Материал для этого контраста между Тезеем и Ариадной, конечно, присутствует уже в самой фабуле мифа. Однако Цветаева всячески усиливает и усложняет противопоставление. Согласно Цветаевой, Ариадна (игра) в определенном смысле выше Тезея (действия). Тезей вечно «неполон, неутолим, ненасытен» (с. 664, 669, 670); Ариадна обладает гармоничностью и цельностью. Деяния Тезея происходят на земле (или в хтоническом мире лабиринта); клубок, которым играет Ариадна, стремится «в небо, к олимпийцам в лепную синь» (с. 644), «от земли невечной выше, выше» (с. 644–645).
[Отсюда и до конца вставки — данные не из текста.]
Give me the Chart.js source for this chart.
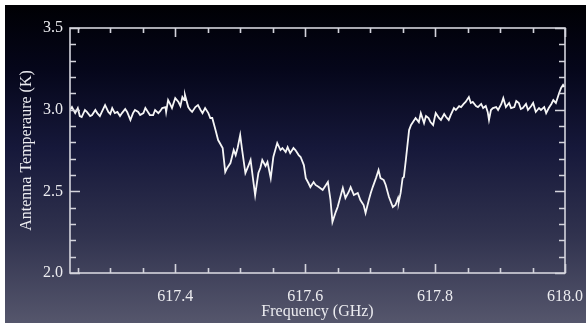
<!DOCTYPE html>
<html>
<head>
<meta charset="utf-8">
<script src="https://cdn.jsdelivr.net/npm/chart.js@4.4.1/dist/chart.umd.min.js"></script>
<style>
  html, body { margin: 0; padding: 0; background: #ffffff; }
  #wrap { position: absolute; left: 0; top: 0; width: 586px; height: 323px; overflow: hidden; }
  #bg { position: absolute; left: 5px; top: 5px; width: 581px; height: 318px;
        background: linear-gradient(to bottom, #000004 0%, #05061a 20%, #16183a 45%, #30324e 72%, #55566c 100%); }
  canvas { position: absolute; left: 0; top: 0; }
</style>
</head>
<body>
<div id="wrap">
  <div id="bg"></div>
  <canvas id="c" width="586" height="323"></canvas>
</div>
<script>
// Frequency (GHz) of each traced channel
const freqGHz = [
617.238,617.241,617.246,617.250,617.253,617.256,617.261,617.264,617.269,617.272,
617.277,617.280,617.284,617.287,617.292,617.297,617.300,617.303,617.307,617.311,
617.315,617.318,617.323,617.326,617.331,617.335,617.338,617.343,617.346,617.351,
617.354,617.358,617.361,617.366,617.369,617.374,617.377,617.380,617.385,617.386,
617.389,617.392,617.395,617.400,617.405,617.408,617.411,617.414,617.415,617.420,
617.423,617.426,617.431,617.435,617.439,617.442,617.446,617.451,617.454,617.457,
617.462,617.466,617.473,617.477,617.480,617.485,617.490,617.493,617.496,617.500,
617.503,617.508,617.513,617.516,617.520,617.523,617.528,617.531,617.534,617.539,
617.542,617.547,617.551,617.554,617.557,617.562,617.565,617.570,617.573,617.577,
617.582,617.585,617.590,617.593,617.598,617.601,617.605,617.608,617.613,617.616,
617.621,617.627,617.631,617.635,617.639,617.642,617.647,617.650,617.655,617.658,
617.662,617.667,617.670,617.675,617.681,617.685,617.690,617.693,617.698,617.701,
617.704,617.709,617.713,617.716,617.721,617.724,617.729,617.735,617.739,617.743,
617.744,617.747,617.750,617.752,617.755,617.760,617.763,617.766,617.770,617.775,
617.778,617.783,617.786,617.790,617.793,617.797,617.801,617.806,617.809,617.814,
617.817,617.821,617.824,617.829,617.832,617.837,617.840,617.844,617.847,617.852,
617.855,617.858,617.863,617.866,617.871,617.874,617.878,617.881,617.883,617.886,
617.889,617.894,617.897,617.902,617.905,617.909,617.914,617.917,617.922,617.925,
617.929,617.932,617.935,617.940,617.943,617.948,617.951,617.955,617.960,617.963,
617.968,617.971,617.975,617.979,617.982,617.986,617.991,617.994,617.997,617.999
];
// Antenna temperature (K)
const antennaTempK = [
2.998,3.016,2.979,3.010,2.961,2.955,2.998,2.986,2.961,2.967,
2.998,2.979,2.961,2.986,3.028,2.986,2.973,3.010,2.979,2.986,
2.961,2.979,3.004,2.986,2.937,2.979,2.998,2.986,2.967,2.979,
3.010,2.986,2.967,2.967,2.998,2.979,2.992,3.010,3.016,2.986,
3.059,3.035,3.010,3.071,3.047,3.022,3.077,3.059,3.090,3.016,
2.998,2.986,3.016,3.028,2.998,2.979,3.010,2.979,2.949,2.949,
2.875,2.814,2.765,2.618,2.643,2.673,2.753,2.722,2.765,2.845,
2.753,2.612,2.661,2.692,2.569,2.477,2.612,2.643,2.692,2.655,
2.679,2.581,2.710,2.753,2.796,2.753,2.765,2.741,2.771,2.734,
2.765,2.753,2.722,2.710,2.661,2.581,2.551,2.526,2.557,2.539,
2.526,2.508,2.532,2.557,2.447,2.312,2.373,2.404,2.477,2.520,
2.459,2.496,2.526,2.477,2.490,2.447,2.416,2.367,2.447,2.490,
2.526,2.581,2.630,2.581,2.569,2.539,2.465,2.404,2.416,2.459,
2.434,2.490,2.581,2.588,2.692,2.875,2.906,2.924,2.949,2.924,
2.979,2.918,2.961,2.949,2.924,2.906,2.979,2.949,2.937,2.973,
2.955,2.937,2.967,3.010,2.998,3.022,3.016,3.035,3.047,3.077,
3.041,3.047,3.022,3.016,3.035,3.010,3.022,2.986,2.937,2.998,
3.010,3.016,2.998,3.035,3.071,3.016,3.041,3.010,3.016,3.053,
3.041,3.004,3.010,3.035,2.998,3.022,3.041,2.986,3.010,2.998,
3.016,2.979,3.010,3.035,3.059,3.041,3.102,3.133,3.151,3.139
];
const xTickValues = [617.4, 617.6, 617.8, 618.0];
const yTickValues = [2.0, 2.5, 3.0, 3.5];
const xMinorTickValues = [617.25,617.30,617.35,617.40,617.45,617.50,617.55,617.60,617.65,617.70,617.75,617.80,617.85,617.90,617.95,618.00];
const yMinorTickValues = [2.0,2.1,2.2,2.3,2.4,2.5,2.6,2.7,2.8,2.9,3.0,3.1,3.2,3.3,3.4,3.5];
const xTitle = 'Frequency (GHz)';
const yTitle = 'Antenna Temperaure (K)';

const axisColor = '#d4d4dc';
const textColor = '#ececf0';
const fontFamily = '"Liberation Serif", "Times New Roman", serif';

const points = freqGHz.map((f, i) => ({ x: f, y: antennaTempK[i] }));

const isMajor = (v, list) => list.some(t => Math.abs(t - v) < 1e-6);

const frameTicks = {
  id: 'frameTicks',
  afterDatasetsDraw(chart) {
    const { ctx, chartArea: { left, right, top, bottom }, scales: { x, y } } = chart;
    ctx.save();
    ctx.strokeStyle = axisColor;
    ctx.lineWidth = 1.6;
    ctx.strokeRect(left, top, right - left, bottom - top);
    ctx.beginPath();
    xMinorTickValues.forEach(v => {
      const px = Math.round(x.getPixelForValue(v)) + 0.5;
      const len = isMajor(v, xTickValues) ? 9 : 5;
      ctx.moveTo(px, bottom); ctx.lineTo(px, bottom - len);
      ctx.moveTo(px, top); ctx.lineTo(px, top + len);
    });
    yMinorTickValues.forEach(v => {
      const py = Math.round(y.getPixelForValue(v)) + 0.5;
      const len = isMajor(v, yTickValues) ? 10 : 6;
      ctx.moveTo(left, py); ctx.lineTo(left + len, py);
      ctx.moveTo(right, py); ctx.lineTo(right - len, py);
    });
    ctx.stroke();
    ctx.restore();
  }
};

new Chart(document.getElementById('c'), {
  type: 'line',
  data: {
    datasets: [{
      data: points,
      borderColor: '#f6f6f6',
      borderWidth: 1.8,
      pointRadius: 0,
      tension: 0,
      fill: false
    }]
  },
  options: {
    responsive: false,
    animation: false,
    events: [],
    layout: { padding: { left: 0, right: 21, top: 28, bottom: 0 } },
    plugins: { legend: { display: false }, tooltip: { enabled: false } },
    scales: {
      x: {
        type: 'linear',
        min: 617.238,
        max: 618.0,
        afterBuildTicks: s => { s.ticks = xTickValues.map(v => ({ value: v })); },
        afterFit: s => { s.height = 50; s.paddingLeft = 0; s.paddingRight = 0; },
        grid: { display: false, drawTicks: false },
        border: { display: false },
        ticks: {
          color: textColor,
          padding: 14,
          maxRotation: 0,
          autoSkip: false,
          font: { family: fontFamily, size: 16 },
          callback: v => Number(v).toFixed(1)
        },
        title: {
          display: true,
          text: xTitle,
          color: textColor,
          font: { family: fontFamily, size: 16 },
          padding: { top: 0, bottom: 2 }
        }
      },
      y: {
        min: 2.0,
        max: 3.5,
        afterBuildTicks: s => { s.ticks = yTickValues.map(v => ({ value: v })); },
        afterFit: s => { s.width = 70; s.paddingTop = 0; s.paddingBottom = 0; },
        grid: { display: false, drawTicks: false },
        border: { display: false },
        ticks: {
          color: textColor,
          padding: 7,
          autoSkip: false,
          font: { family: fontFamily, size: 16 },
          callback: v => Number(v).toFixed(1)
        },
        title: {
          display: true,
          text: yTitle,
          color: textColor,
          font: { family: fontFamily, size: 16 },
          padding: { top: 17, bottom: 0 }
        }
      }
    }
  },
  plugins: [frameTicks]
});
</script>
</body>
</html>
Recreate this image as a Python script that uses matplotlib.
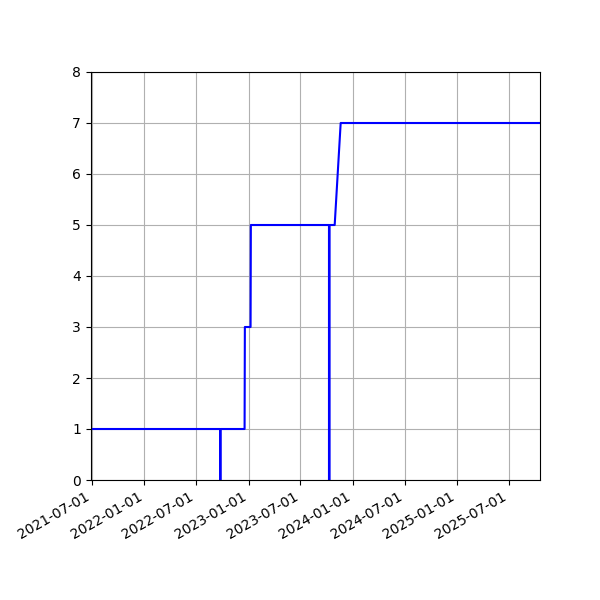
import matplotlib
matplotlib.use("Agg")
import matplotlib.pyplot as plt
import matplotlib.dates as mdates
import pandas as pd

# Points of the step line
dates = ["2021-06-26", "2022-09-23", "2022-09-23", "2022-09-25", "2022-09-25",
         "2022-12-18", "2022-12-19", "2023-01-08", "2023-01-09", "2023-10-10",
         "2023-10-10", "2023-10-12", "2023-10-12", "2023-10-30", "2023-11-20",
         "2025-10-19"]
values = [1, 1, 0, 0, 1, 1, 3, 3, 5, 5, 0, 0, 5, 5, 7, 7]

x = pd.to_datetime(dates)

fig = plt.figure(figsize=(6, 6), dpi=100)
ax = fig.add_axes([0.151, 0.2, 0.749, 0.68])
ax.plot(x, values, color="blue", linewidth=1.5)

ax.set_xlim(x[0], x[-1])
ax.set_ylim(0, 8)
ax.xaxis.set_major_locator(mdates.MonthLocator(bymonth=[1, 7]))
ax.xaxis.set_major_formatter(mdates.DateFormatter("%Y-%m-%d"))
ax.grid(True)

for lbl in ax.get_xticklabels():
    lbl.set_rotation(30)
    lbl.set_ha("right")

plt.savefig("out.png", dpi=100)
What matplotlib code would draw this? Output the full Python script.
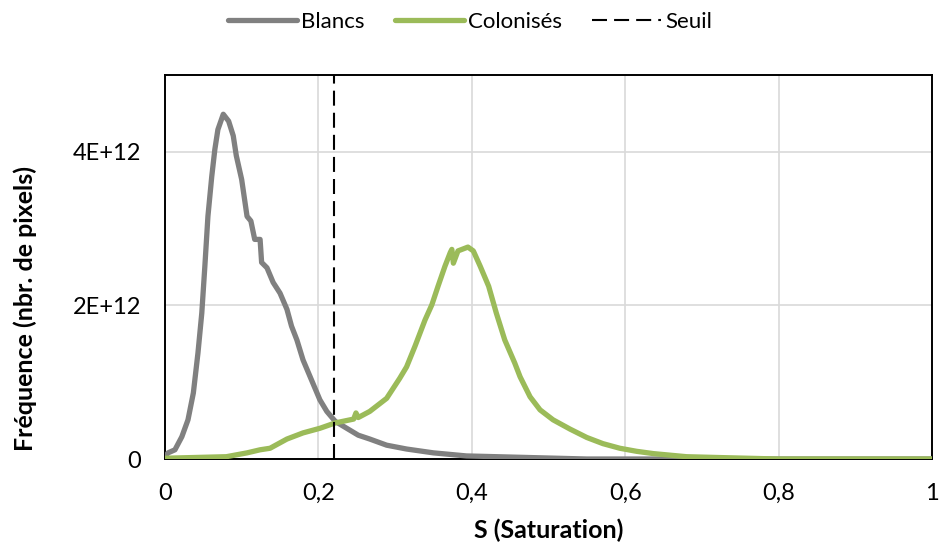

Противоположность Тезея и Ариадны (как у Иванова противоположность Прометея и Пандоры) явно интерпретируется психологически и психоаналитически как оппозиция animus / anima. Цветаева, как мы уже видели, отождествляет Ариадну с душой и повторяет излюбленный миф Иванова о браке души с Дионисом. Тезей, впервые появляясь перед Миносом, пророчески говорит, что он не жених Ариадны (с. 648; ср. слова Фемиды о Прометее).